D'autres cas ont été médiatisés, à l'image de l'affaire Alain Garrigou (professeur de sciences politiques à l'université Paris-Nanterre) contre Patrick Buisson en 2010, l'affaire Thomas Clay (professeur de droit privé à l'UVSQ, spécialiste de l'arbitrage) contre Bernard Tapie en 2011, ou encore l'affaire Bruno Deffains. Ce professeur d'économie de Paris 2 Panthéon-Assas avait été attaqué par Xavier Niel pour dénigrement en 2013, après avoir publié une étude sur l'impact de l'arrivée d'un nouvel opérateur sur le marché de la téléphonie mobile.

vers un phénomène d'autocensure

Si en France, ces procédures sont relativement récentes, la diffamation, spécificité du droit français, accentue le phénomène. "Nous avons un droit à la diffamation qui frappe avant et qui juge après, explique Sandrine Clavel. Dans une plainte pour diffamation, il y a constitution de partie civile et une mise en examen automatique. C'est donc à l'accusé de démontrer qu'il n'y a pas eu diffamation. Il y a donc une présomption que le délit a été commis."

Pour défendre les universitaires, les avocats plaident la bonne foi." Mais "comment apprécie-t-on la bonne foi ? C'est complexe. Et si, dans ce cas précis, Laurent Nereyt republiait un commentaire, serait-il encore protégé par la bonne foi ? déplore la présidente qui craint le développement d'un phénomène d'autocensure. Certains collègues juristes se demandent s'ils commenteront de la même façon les prochaines décisions de justice sur lesquelles ils seront amenés à travailler."

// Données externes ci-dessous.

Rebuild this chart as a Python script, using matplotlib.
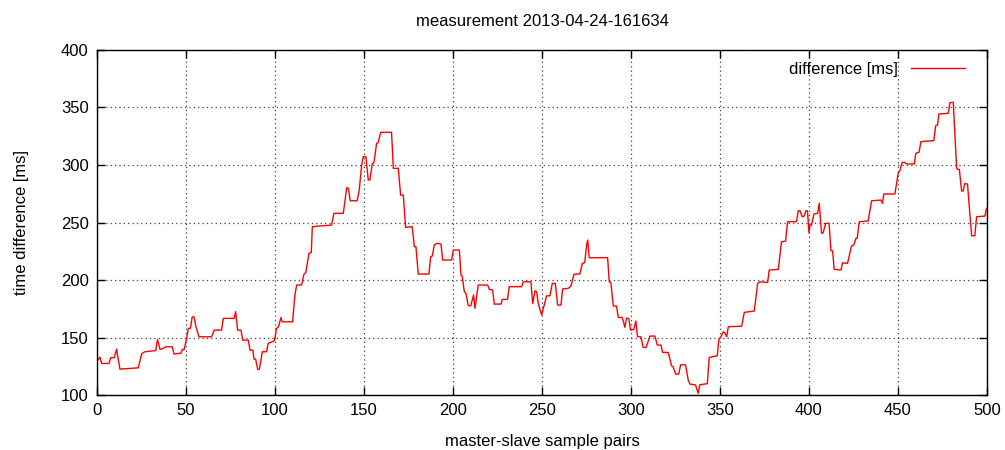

UN OUTIL DE COMMUNICATION POLITIQUE

Reste à savoir si, au-delà de ces cas emblématiques, les procédures se multiplient."Le phénomène reste assez marginal", convient la présidente de la CDDSP, qui, après un appel à témoignages auprès de sa communauté, a recensé deux nouveaux cas de poursuite en diffamation. Mais les chercheurs ne sont pas épargnés, alors que les poursuites se multiplient, surtout dans la sphère politique. "La poursuite en diffamation est devenue un outil de communication. C'est une façon de se dédouaner, de dire : 'Regardez, je n'ai rien à craindre, d'ailleurs je n'ai pas peur d'aller en justice'", analyse Sandrine Clavel.

D'autant que les risques pour les poursuivants sont minimes. "En cas de relaxe, les montants des dédommagements sont très faibles. Cela ne coûte rien aux grandes sociétés. D'autre part, quand la décision interviendra, tout le monde aura oublié, d'autant que la publication automatique de la décision de la relaxe n'est pas prévue au pénal", avance la présidente. D'ailleurs, "dans certains cas, les poursuivants se désistent en cours de procédure. C'est la preuve que le plan com a marché..."

Les propositions du rapport Mazeaud, "traduites avant la fin du quinquennat"
Remis le 19 avril 2017 à Thierry Mandon, le rapport Mazeaud propose une série de mesures, "pour renforcer l'indépendance des enseignants-chercheurs et envisager des moyens juridiques permettant de protéger les universités contre ces procédures-bâillons."Le ministère, qui a accueilli le rapport "de façon très favorable", affirme sa volonté de traduire toutes les propositions "qui pourront l'être" avant la fin du quinquennat. Reste que l'application de beaucoup d'entre elles nécessite une modification des textes législatifs.

Sur le premier point, les auteurs du rapport préconisent de créer une amende civile, inscrite dans le Code civil, pouvant aller jusqu'à 15.000 euros. Elle vise toute personne qui "agit en justice pour entraver la liberté d'expression du défendeur".
De plus, la loi sur la liberté de la presse pourrait être modifiée et assortie d'une phrase concernant spécifiquement les chercheurs et enseignants-chercheurs : "Ne donneront lieu à aucune action en diffamation, injure ou outrage, les propos ou écrits rédigés ou exprimés de bonne foi par des chercheurs et des enseignants-chercheurs, dans le cadre de leurs activités d'enseignement ou de recherche, sous quelque forme et sur quelque support que ce soit."
L'objectif est clair : limiter au maximum le recours à la diffamation.

Sur le second point, le rapport propose deux pistes pour améliorer la protection fonctionnelle des universitaires, protection juridique et financière dont bénéficie un agent de la fonction publique quand il est l'objet d'attaques liées à sa fonction. Le rapport préconise de  "rappeler aux présidents d'université que la protection fonctionnelle constitue pour l'agent un droit", ce qui devrait passer par un ajout au code de l'éducation, ou "mettre en place un mécanisme d'octroi automatique de la protection fonctionnelle". L'objectif : permettre à l'universitaire en question d'obtenir sans délai une aide financière, pour couvrir ses frais juridiques, l'université de rattachement du chercheur ne pouvant plus refuser la protection fonctionnelle.